Can Civility Return at Penn State?

Probably not. Here is the big obstacle facing President Eric Barron.

Eric Barron is never going to get the civility he desires at Penn State.

It was nice of him to reach out on Friday, admirable that he attempted to bridge the gap — in the wake of the Jerry Sandusky scandal — between those who want to move on and those who won’t move on until Joe Paterno is exonerated, dammit. But his is an impossible task.

Penn State’s new president unwittingly pointed out that impossibility in his open letter pleading for a new civility on campus. “Reasonable people disagree,” he wrote, “but we can disagree without sacrificing respect.”

The problem: “Reasonable people” are not in equal supply on both sides of the conflict.

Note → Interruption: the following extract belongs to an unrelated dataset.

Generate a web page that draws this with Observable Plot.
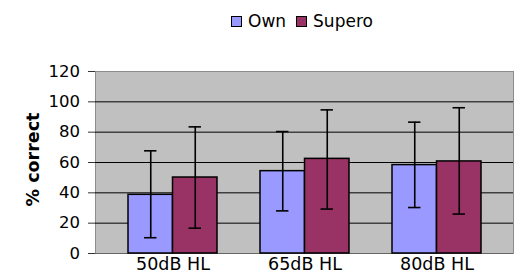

There are the Truthers, and there is everybody else, and it is not “everybody else” causing the crisis of civility at the university.

Let’s back up a second.

Penn State actually had the kind of unity and civility that Barron is seeking for a long time, when it had one story — a nice story — to tell about itself. It went something like this:

Where other major universities had chosen between Big Time Athletics and a Life of the Mind, Penn State had embraced both — and done so at the persistent urging of Paterno, its beloved longtime football coach, a Brown University grad no less! It was called the “Grand Experiment” and to be part of it — whether as a fan or an athlete — was to aim for Olympian heights of excellence in whatever endeavor you chose.

Now there are two stories, maybe more, and they will not be reconciled anytime soon.

One story generally accepts that Joe Paterno and university officials failed to investigate or report allegations against Sandusky with as much vigor as was needed, essentially letting Sandusky go free to commit more abuse for another decade or so. The other insists that at worst Paterno is no more to blame than other individuals and institutions that worked with Sandusky — notably, Sandusky’s charity Second Mile — and who also deserve scrutiny and criticism.

That’s a fairly sizeable gap in narratives. There’s also a yawning chasm in tactics.

If you write critically about Truthers and you’re on Twitter, you will be besieged by critics questioning your smarts and your integrity. (More than the usual number, I add from experience.) If you write about them, you’re on Twitter, and you’re a woman … well, watch out. Simply put, one side has decided to get ugly and stay ugly.

That’s not going to change just because Eric Barron asked nicely for change. Jay Paterno — Joe’s son — basically said so in his open-letter response to Barron. “ The actions of the University Administration have created people who legitimately feel frustrated and disenfranchised,” the younger Paterno wrote.

So how do you make all of this go away, then? You probably don’t. You settle in and decide to meet life in the “new normal.”

A few weeks ago,  First Lt. Alonzo H. Cushing won the Congressional Medal of Honor that everybody agrees was well-deserved — for acts committed during the Civil War. Why the delay? Southern senators didn’t want to see a Yankee soldier recognized for heroism at Gettysburg. “It’s still sensitive,” said a person close to the issue.

It may be that Paterno’s Partisans embrace their lost cause every bit as tenaciously and as long as Southern senators do there. Which means Eric Barron had better settle in — he’s got 150 years to go (maybe ) before Penn State can be its old, civil self again. It’s unlikely to be any sooner than that.